Engineers from the US Army’s three-year ‘Wingman’ Joint Capability Technology Demonstration (JCTD) programme have developed an autonomous two-vehicle set that would be controlled by soldiers.
A specially-configured high mobility multipurpose wheeled vehicle (Humvee) has already been autonomously piloted by engineers.
It is successful at effectively hitting targets with the 7.62mm weapon system installed on-board.
The two-vehicle set has been developed with an aim to refine the Army Tank Automotive Research, Development and Engineering Center (TARDEC) programme that would help enhance the combat capability of the US Army.
The set includes an armed robotic vehicle and a command and control Humvee, which would be operated by five army personnel.
TARDEC director Paul Rogers said: “We believe that this is a disruptive capability that can go a long way to changing the warfighting calculus.
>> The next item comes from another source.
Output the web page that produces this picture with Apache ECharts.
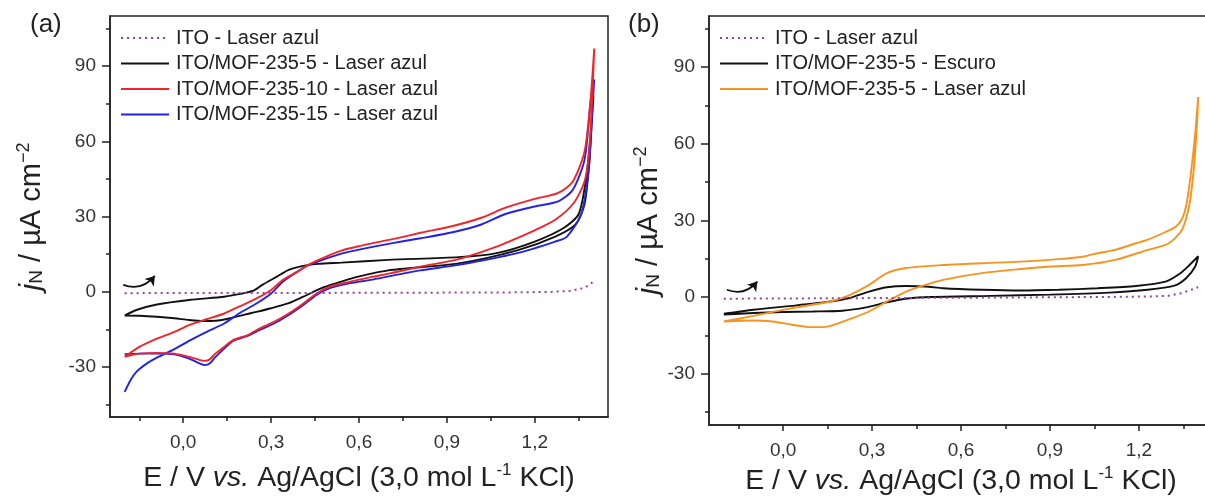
<!DOCTYPE html>
<html><head><meta charset="utf-8">
<script src="https://cdn.jsdelivr.net/npm/echarts@6/dist/echarts.min.js"></script>
<style>html,body{margin:0;padding:0;background:#fff}#c{width:1205px;height:497px}</style>
</head><body><div id="c"></div>
<script>
// ---------- data (E / V, j / µA cm^-2) ----------
const xMajor = [0, 0.3, 0.6, 0.9, 1.2];
const xMinor = [-0.15, 0.15, 0.45, 0.75, 1.05, 1.35];
const yMajor = [-30, 0, 30, 60, 90];
const yMinor = [-45, -15, 15, 45, 75, 105];

const namesA = ['ITO - Laser azul', 'ITO/MOF-235-5 - Laser azul', 'ITO/MOF-235-10 - Laser azul', 'ITO/MOF-235-15 - Laser azul'];
const namesB = ['ITO - Laser azul', 'ITO/MOF-235-5 - Escuro', 'ITO/MOF-235-5 - Laser azul '];

// panel (a)
const aITO = [[-0.2,-0.6],[0.0,-0.5],[0.4,-0.5],[0.8,-0.4],[1.1,-0.3],[1.25,-0.1],[1.32,0.3],[1.37,1.5],[1.4,4.0]];
const aBlack = [[-0.2,-9.5],[-0.16,-7.3],[-0.09,-5.1],[0.02,-3.3],[0.14,-2.0],[0.19,-1.0],[0.24,0.4],[0.27,2.7],[0.32,6.0],[0.36,8.7],[0.41,10.3],[0.46,11.1],[0.54,11.6],[0.7,12.7],[0.94,13.8],[1.07,15.4],[1.2,20],[1.3,25.5],[1.35,31],[1.375,45],[1.39,62],[1.4,78],
  [1.395,68],[1.385,50],[1.37,35],[1.34,27],[1.27,22],[1.14,16.5],[0.94,11.3],[0.7,8.5],[0.59,5.8],[0.54,4.0],[0.48,1.8],[0.41,-2.0],[0.36,-4.6],[0.3,-6.6],[0.23,-8.6],[0.16,-10.6],[0.11,-11.6],[0.07,-11.7],[0.02,-11.3],[-0.03,-10.6],[-0.09,-10.0],[-0.15,-9.6],[-0.2,-9.5]];
const aRed = [[-0.2,-26],[-0.15,-22],[-0.09,-18.7],[-0.03,-16],[0.02,-13.3],[0.08,-11],[0.14,-8.7],[0.19,-6],[0.25,-2.7],[0.3,0.7],[0.34,4.7],[0.39,8],[0.43,10.9],[0.48,13.6],[0.54,16.4],[0.6,18.2],[0.66,19.7],[0.72,21.1],[0.81,23.5],[0.92,26.2],[1.02,29.6],[1.1,33.5],[1.2,37],[1.28,39.4],[1.33,44],[1.37,56],[1.39,76],[1.403,97],
  [1.395,75],[1.385,55],[1.37,44],[1.333,35.4],[1.27,28.7],[1.2,24.5],[1.14,21.4],[1.07,18],[0.94,13],[0.81,10],[0.71,7.4],[0.64,5.8],[0.57,4],[0.5,2],[0.455,-0.7],[0.41,-4.7],[0.36,-8.7],[0.31,-12],[0.26,-14.7],[0.22,-17.3],[0.17,-19.3],[0.14,-22],[0.11,-24.7],[0.09,-27],[0.074,-27.6],[0.057,-27.3],[0.02,-26],[-0.03,-24.7],[-0.09,-24.4],[-0.15,-24.7],[-0.2,-26]];
const aBlue = [[-0.2,-40],[-0.18,-35.3],[-0.16,-32],[-0.125,-28.7],[-0.09,-26.3],[-0.03,-22.9],[0.02,-19.6],[0.08,-16],[0.14,-12.7],[0.19,-8.7],[0.25,-4.7],[0.3,-0.7],[0.34,4],[0.39,8],[0.43,10.7],[0.48,12.9],[0.54,15.2],[0.6,16.8],[0.71,19.3],[0.81,21.3],[0.92,23.7],[1.02,26.9],[1.1,31],[1.2,34],[1.28,36],[1.33,40.7],[1.37,52.7],[1.39,75],[1.403,84.7],
  [1.395,70],[1.385,50],[1.36,31.4],[1.31,22],[1.27,20],[1.14,15.4],[0.94,10.7],[0.81,8.5],[0.71,6.3],[0.64,4.7],[0.57,3.4],[0.5,1.4],[0.455,-1.3],[0.41,-5.3],[0.36,-9.3],[0.31,-12.7],[0.26,-15.3],[0.22,-17.6],[0.17,-19.6],[0.14,-22.7],[0.11,-26],[0.09,-28.7],[0.074,-29.3],[0.057,-28.7],[0.02,-26.7],[-0.03,-25],[-0.09,-24.7],[-0.15,-24.7],[-0.2,-24.9]];
const aArrow = [[-0.205,2.7],[-0.097,6.3]];

// panel (b)
const bITO = [[-0.2,-0.6],[0.0,-0.5],[0.4,-0.3],[0.8,-0.1],[1.1,0.1],[1.25,0.3],[1.3,0.6],[1.345,1.6],[1.4,3.9]];
const bBlack = [[-0.2,-6.5],[-0.1,-4.9],[0.03,-3.4],[0.16,-1.7],[0.22,-0.4],[0.29,2.2],[0.35,3.9],[0.415,4.4],[0.48,4.2],[0.54,3.5],[0.67,2.9],[0.8,2.6],[0.93,2.9],[1.06,3.5],[1.19,4.4],[1.29,6.1],[1.34,9.4],[1.37,12.5],[1.4,16],
  [1.39,12],[1.36,7.5],[1.32,4.5],[1.23,2.9],[1.1,1.8],[0.9,1.0],[0.7,0.5],[0.5,0.1],[0.42,-0.5],[0.35,-2],[0.28,-4],[0.2,-5.3],[0.1,-5.6],[0.0,-5.8],[-0.1,-6.2],[-0.2,-6.8]];
const bOrange = [[-0.2,-9.5],[-0.1,-7.3],[0.03,-4.3],[0.16,-1.7],[0.22,0.6],[0.29,4.8],[0.35,9.4],[0.415,11.4],[0.54,12.6],[0.67,13.3],[0.8,13.9],[0.93,14.9],[1.01,15.8],[1.06,17.2],[1.12,18.5],[1.19,21.1],[1.23,22.5],[1.29,25.5],[1.323,27.5],[1.345,30.5],[1.36,36],[1.375,48],[1.39,64],[1.4,78.3],
  [1.395,66],[1.385,50],[1.37,36],[1.345,26.3],[1.3,21],[1.23,18.5],[1.12,14.6],[1.01,12.6],[0.9,12],[0.8,11],[0.67,9.4],[0.54,6.8],[0.48,4.8],[0.415,2.2],[0.35,-1.7],[0.29,-5.6],[0.22,-8.8],[0.16,-11.2],[0.13,-11.7],[0.09,-11.7],[0.03,-10.8],[-0.035,-9.5],[-0.1,-9.1],[-0.2,-9.5]];
const bArrow = [[-0.19,2.9],[-0.087,6.1]];

// ---------- chart ----------
const FONT = 'Liberation Sans, Arial, sans-serif';
const frame = '#222';
const cPurple = '#9b3aa8', cBlack = '#111', cRed = '#f2242a', cBlue = '#2222e6', cOrange = '#f7931e';

function xAxes(gi) {
  return [{
    type: 'value', gridIndex: gi, min: -0.25, max: 1.45, position: 'bottom',
    axisLine: {show: true, onZero: false, lineStyle: {color: frame, width: 1.5}},
    axisTick: {show: true, customValues: xMajor, length: 6, lineStyle: {color: frame, width: 1.5}},
    axisLabel: {customValues: xMajor, color: '#333', fontSize: 19, fontFamily: FONT, margin: 16,
      formatter: v => v.toFixed(1).replace('.', ',')},
    splitLine: {show: false},
    name: '{n|E / V }{i|vs.}{n| Ag/AgCl (3,0 mol L}{sup|-1}{n| KCl)}',
    nameLocation: 'middle', nameGap: gi === 0 ? 45 : 37,
    nameTextStyle: {color: '#222', fontFamily: FONT, rich: {
      n: {fontSize: 28.5, fontFamily: FONT, color: '#222'},
      i: {fontSize: 28.5, fontFamily: FONT, fontStyle: 'italic', color: '#222'},
      sup: {fontSize: 17, fontFamily: FONT, color: '#222', padding: [0, 0, 15, 0]}
    }}
  }, {
    type: 'value', gridIndex: gi, min: -0.25, max: 1.45, position: 'bottom',
    axisLine: {show: false, onZero: false}, axisLabel: {show: false}, splitLine: {show: false},
    axisTick: {show: true, customValues: xMinor, length: 4, lineStyle: {color: frame, width: 1.5}}
  }];
}
function yAxes(gi) {
  return [{
    type: 'value', gridIndex: gi, min: -50, max: 110, position: 'left',
    axisLine: {show: true, onZero: false, lineStyle: {color: frame, width: 1.5}},
    axisTick: {show: true, customValues: yMajor, length: 8, lineStyle: {color: frame, width: 1.5}},
    axisLabel: {customValues: yMajor, color: '#333', fontSize: 19, fontFamily: FONT, margin: 14},
    splitLine: {show: false},
    name: '{i|j}{sub|N}{n| / µA cm}{sup|−2}',
    nameLocation: 'middle', nameRotate: 90, nameGap: gi === 0 ? 62 : 44,
    nameTextStyle: {color: '#222', fontFamily: FONT, rich: {
      n: {fontSize: 29, fontFamily: FONT, color: '#222'},
      i: {fontSize: 30, fontFamily: FONT, fontStyle: 'italic', color: '#222'},
      sub: {fontSize: 19, fontFamily: FONT, color: '#222', padding: [11, 0, 0, 0]},
      sup: {fontSize: 18, fontFamily: FONT, color: '#222', padding: [0, 0, 15, 0]}
    }}
  }, {
    type: 'value', gridIndex: gi, min: -50, max: 110, position: 'left',
    axisLine: {show: false, onZero: false}, axisLabel: {show: false}, splitLine: {show: false},
    axisTick: {show: true, customValues: yMinor, length: 4, lineStyle: {color: frame, width: 1.5}}
  }];
}

function curve(name, data, color, xi, yi, dotted) {
  return {
    type: 'line', name: name, data: data, xAxisIndex: xi, yAxisIndex: yi,
    symbol: 'none', smooth: dotted ? false : 0.25, animation: false, z: dotted ? 3 : 2,
    lineStyle: {color: color, width: dotted ? 2 : 1.9, type: dotted ? [2, 4] : 'solid'},
    itemStyle: {color: color}
  };
}
function arrow(data, xi, yi) {
  return {
    type: 'lines', coordinateSystem: 'cartesian2d', xAxisIndex: xi, yAxisIndex: yi,
    symbol: ['none', 'arrow'], symbolSize: 9, animation: false, silent: true,
    lineStyle: {color: '#111', width: 1.8, curveness: -0.35, opacity: 1},
    data: [{coords: data}]
  };
}
function legend(names, left) {
  return {data: names, left: left, top: 28, orient: 'vertical', padding: 0,
    itemWidth: 48, itemHeight: 20, itemGap: 5.5, selectedMode: false,
    itemStyle: {opacity: 0},
    textStyle: {fontSize: 20, fontFamily: FONT, color: '#222', padding: [0, 0, 0, 2]}};
}

const chart = echarts.init(document.getElementById('c'), null, {renderer: 'canvas'});
chart.setOption({
  backgroundColor: '#fff',
  animation: false,
  grid: [
    {left: 110, top: 16, width: 498, height: 401, show: true, borderColor: frame, borderWidth: 1.5, containLabel: false, outerBoundsMode: 'none'},
    {left: 709, top: 16, width: 504, height: 409, show: true, borderColor: frame, borderWidth: 1.5, containLabel: false, outerBoundsMode: 'none'}
  ],
  xAxis: [...xAxes(0), ...xAxes(1)],
  yAxis: [...yAxes(0), ...yAxes(1)],
  legend: [legend(namesA, 120), legend(namesB, 719)],
  graphic: [
    {type: 'text', left: 30, top: 12, style: {text: '(a)', fontSize: 26, fontFamily: FONT, fill: '#222'}},
    {type: 'text', left: 628, top: 12, style: {text: '(b)', fontSize: 26, fontFamily: FONT, fill: '#222'}}
  ],
  series: [
    curve(namesA[1], aBlack, cBlack, 0, 0, false),
    curve(namesA[3], aBlue, cBlue, 0, 0, false),
    curve(namesA[2], aRed, cRed, 0, 0, false),
    curve(namesA[0], aITO, cPurple, 0, 0, true),
    arrow(aArrow, 0, 0),
    curve(namesB[1], bBlack, cBlack, 2, 2, false),
    curve(namesB[2], bOrange, cOrange, 2, 2, false),
    curve(namesB[0], bITO, cPurple, 2, 2, true),
    arrow(bArrow, 2, 2)
  ]
});
</script></body></html>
“To add autonomous platforms to the manned formations and have both the man and the machine work side-by-side to accomplish a mission is pretty powerful.”
In May this year, US Army engineers will take the two-vehicle set to Grayling, Michigan, or Fort Benning, Georgia, with an aim to qualify it for daytime operations on a Scout Gunnery Table VI course.
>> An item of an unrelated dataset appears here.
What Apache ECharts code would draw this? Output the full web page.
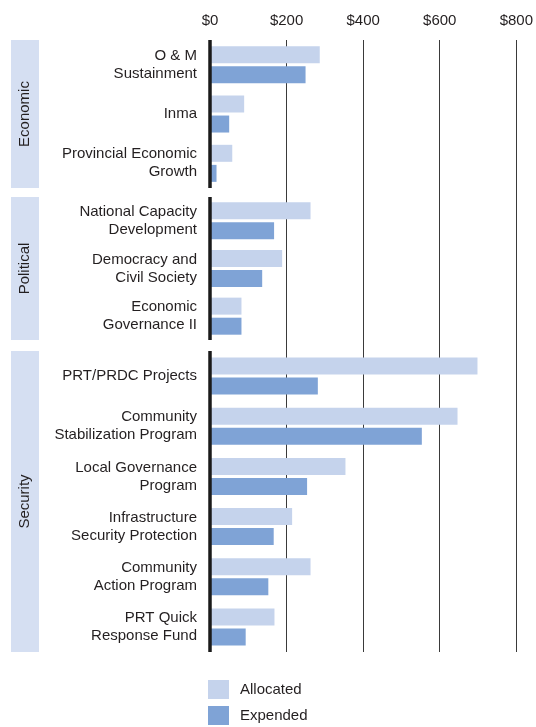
<!DOCTYPE html>
<html>
<head>
<meta charset="utf-8">
<script src="https://cdn.jsdelivr.net/npm/echarts@6/dist/echarts.min.js"></script>
<style>
  html, body { margin: 0; padding: 0; background: #fff; }
  #chart { width: 536px; height: 727px; }
</style>
</head>
<body>
<div id="chart"></div>
<script>
const groupNames = ['Economic', 'Political', 'Security']

const economicCats = ['O & M\nSustainment', 'Inma', 'Provincial Economic\nGrowth']
const economicAllocated = [286, 89, 58]
const economicExpended = [249, 50, 17]

const politicalCats = ['National Capacity\nDevelopment', 'Democracy and\nCivil Society', 'Economic\nGovernance II']
const politicalAllocated = [262, 188, 82]
const politicalExpended = [167, 136, 82]

const securityCats = [
  'PRT/PRDC Projects', 'Community\nStabilization Program', 'Local Governance\nProgram',
  'Infrastructure\nSecurity Protection', 'Community\nAction Program', 'PRT Quick\nResponse Fund'
]
const securityAllocated = [697, 645, 353, 214, 262, 168]
const securityExpended = [281, 552, 253, 166, 152, 93]

const xTicks = [0, 200, 400, 600, 800]

const ALLOC_COLOR = '#c5d3ec'
const EXP_COLOR = '#7fa3d6'
const BAND_COLOR = '#d5dff2'
const TEXT_COLOR = '#231f20'
const FONT = 'Liberation Sans'

// pixel layout of each group panel (top, height)
const panels = [
  { top: 40, height: 148 },
  { top: 197, height: 143 },
  { top: 351, height: 301 }
]
const groups = [
  { cats: economicCats, alloc: economicAllocated, exp: economicExpended },
  { cats: politicalCats, alloc: politicalAllocated, exp: politicalExpended },
  { cats: securityCats, alloc: securityAllocated, exp: securityExpended }
]

const LEFT = 210
const RIGHT = 19

const grid = [{ left: LEFT, right: RIGHT, top: 40, bottom: 75 }]
const xAxis = [{
  gridIndex: 0,
  type: 'value',
  position: 'top',
  min: xTicks[0],
  max: xTicks[xTicks.length - 1],
  interval: 200,
  axisLine: { show: false },
  axisTick: { show: false },
  axisLabel: {
    margin: 12,
    fontSize: 15,
    fontFamily: FONT,
    color: TEXT_COLOR,
    formatter: v => '$' + v
  },
  splitLine: {
    show: true,
    lineStyle: { color: ['rgba(0,0,0,0)', '#3a3a3a', '#3a3a3a', '#3a3a3a', '#3a3a3a'], width: 1 }
  }
}]
const yAxis = [{ gridIndex: 0, type: 'category', data: [''], show: false }]
const series = []
const graphic = []

groups.forEach((g, i) => {
  const gi = i + 1
  const p = panels[i]
  grid.push({ left: LEFT, right: RIGHT, top: p.top, height: p.height })
  xAxis.push({
    gridIndex: gi, type: 'value', min: 0, max: 800, interval: 200, show: false,
    splitLine: { show: false }
  })
  yAxis.push({
    gridIndex: gi,
    type: 'category',
    inverse: true,
    z: 5,
    data: g.cats,
    axisLine: { show: true, lineStyle: { color: '#1a1a1a', width: 3.5, cap: 'butt' } },
    axisTick: { show: false },
    axisLabel: {
      margin: 13,
      fontSize: 15,
      lineHeight: 18,
      fontFamily: FONT,
      color: TEXT_COLOR,
      align: 'right'
    }
  })
  series.push({
    name: 'Allocated', type: 'bar', xAxisIndex: gi, yAxisIndex: gi,
    data: g.alloc, barWidth: 17, barGap: '18%',
    itemStyle: { color: ALLOC_COLOR }, z: 1
  })
  series.push({
    name: 'Expended', type: 'bar', xAxisIndex: gi, yAxisIndex: gi,
    data: g.exp, barWidth: 17, barGap: '18%',
    itemStyle: { color: EXP_COLOR }, z: 1
  })
  graphic.push({
    type: 'rect', left: 11, top: p.top, z: 0,
    shape: { width: 28, height: p.height },
    style: { fill: BAND_COLOR }
  })
  graphic.push({
    type: 'text', x: 25, y: p.top + p.height / 2, rotation: Math.PI / 2, z: 1,
    style: {
      text: groupNames[i], fontSize: 15, fontFamily: FONT, fill: TEXT_COLOR,
      textAlign: 'center', textVerticalAlign: 'middle'
    }
  })
})

const chart = echarts.init(document.getElementById('chart'))
chart.setOption({
  animation: false,
  backgroundColor: '#fff',
  grid,
  xAxis,
  yAxis,
  series,
  graphic,
  legend: {
    data: ['Allocated', 'Expended'],
    orient: 'vertical',
    left: 208,
    top: 680,
    padding: 0,
    itemWidth: 21,
    itemHeight: 19,
    itemGap: 7,
    icon: 'rect',
    textStyle: { fontSize: 15, fontFamily: FONT, color: TEXT_COLOR, padding: [0, 0, 0, 6] }
  }
})
</script>
</body>
</html>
The course will help train and qualify crew members in operating the ground combat vehicle before they are deployed for bigger missions.
The $20m JCTD programme that commenced last year intends to undergo numerous upgrades to the mobility and lethality subsystems on the vehicles.
The programme is also run by Army Armaments Research, Development and Engineering Center (ARDEC) and the Naval Surface Warfare Center Dahlgren Division.